Sequels followed the East Great Falls High kids to college (American Pie 2) and into training-wheels adulthood (American Wedding). This latest episode, handled by the Harold & Kumar writer-director team of Jon Hurwitz and Hayden Schlossberg, brings together the full original cast at the thirteen-year EGFH reunion, as the anticlimactic disappointments of the thirties have begun to sink in. Jim's sex life with onetime band-camp nymphomaniac Michelle (Alyson Hannigan), has gone dry since having kids; B-list talking-head celebrity Oz is mismatched with a party girl, a mistake that becomes glaring when confronted with old flame Heather (Mena Suvari); Stifler is in white-collar clip-on-tie purgatory, still pining to party like it's 1999. (For the sake of this sequel, Stifler's reform in the course of the previous sequel, American Wedding, is ignored.)

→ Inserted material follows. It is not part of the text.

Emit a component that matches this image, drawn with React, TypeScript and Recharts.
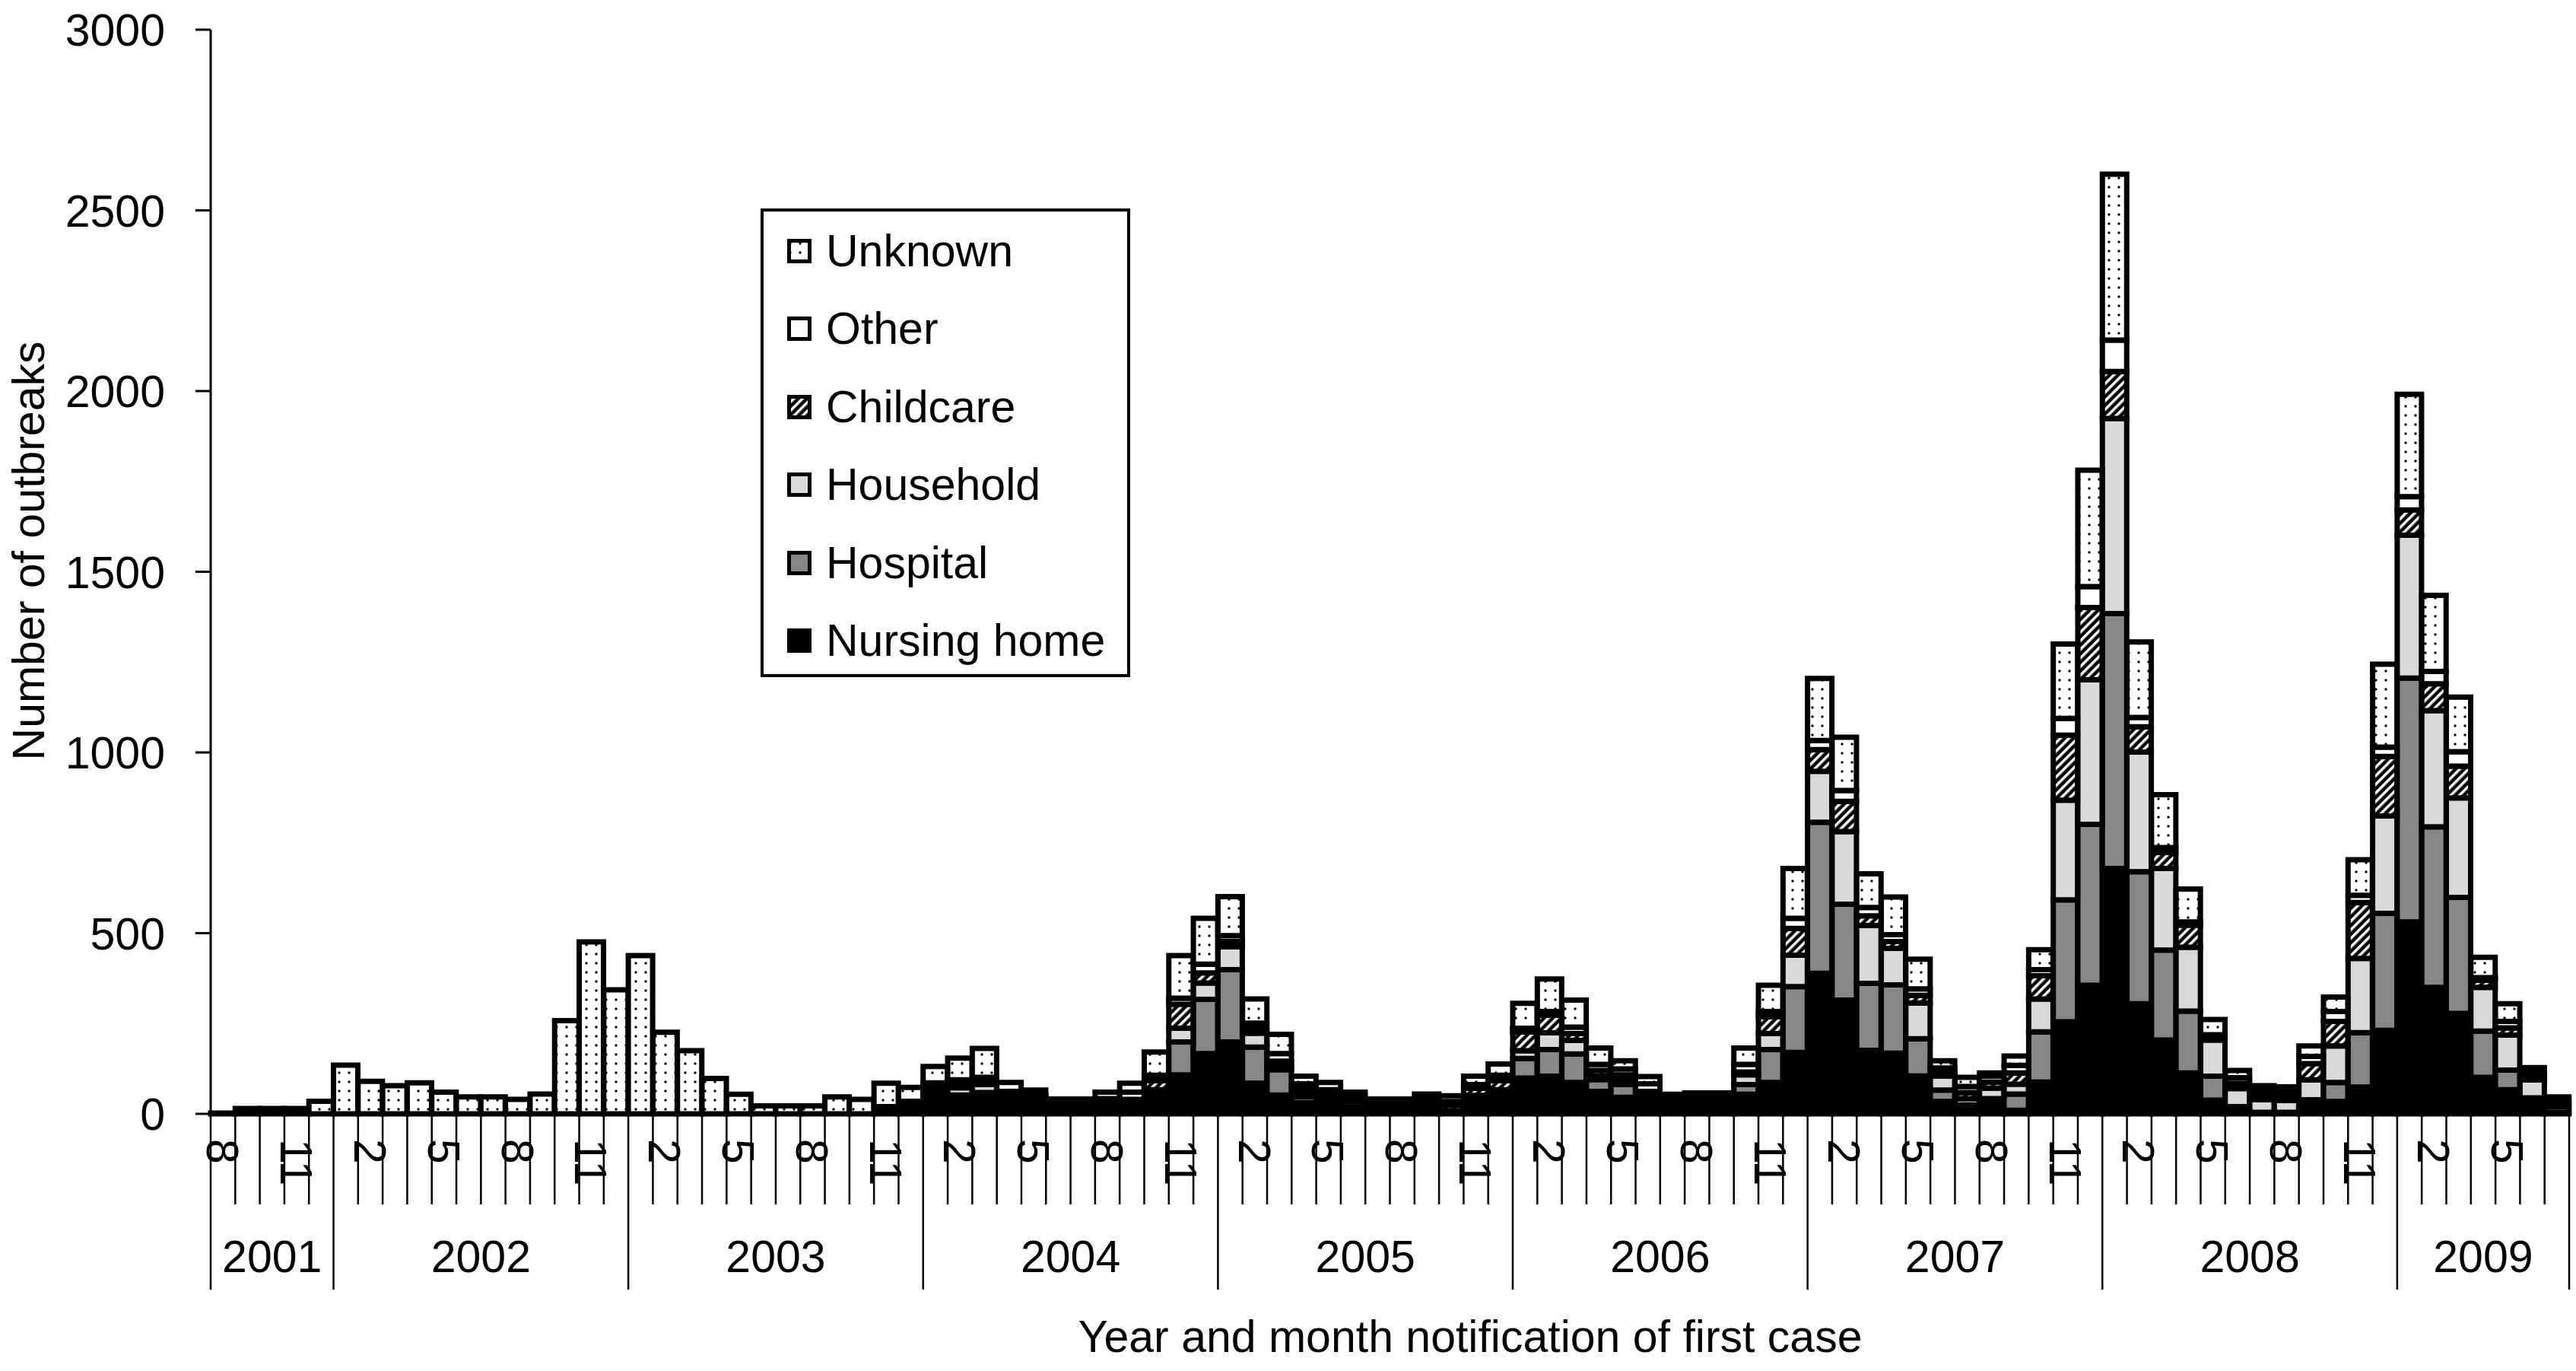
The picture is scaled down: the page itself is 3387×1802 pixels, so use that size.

As in any reunion, the idea is to recapture a bygone feeling: that is, to echo the Pie films that came before. Jim will engage in awkward birds-and-bees chat with his father (Eugene Levy) and be summarily subjected to public humiliation. Stifler will stay on the shots-and-tits hamster wheel, acting exactly like Stifler. Basic truths about sex and intimacy will be rediscovered and reinforced. Boobs will make an appearance. The character of Kevin (Thomas Ian Nicholas) will continue to be dead weight.

After some strained "Remember the time..." callbacks to thirteen-year-old gags, American Reunion gets comfortable and funny, as Hurwitz and Schlossberg hit familiar marks from unexpected angles, while the ensemble interplay is "routine" in the best sense of the word. Taken altogether, the Pie movies offer a cohesive worldview, showing each of life's stages as the setting for fresh-yet-familiar catastrophes, relieved by a belief in sex, however ridiculous it might look, as a restorative force. The recipe is so durable and the sustained character work — more arrested development than development — so second skin by now, one can imagine the Pie films keeping with the dramatis personae through middle-age and into the problems of geriatric love, a raunch-comic version of Britain's documentary Up series, which revisits the same subjects every seven years: American Midlife Crisis? American Retirement? American Funeral? Let's go!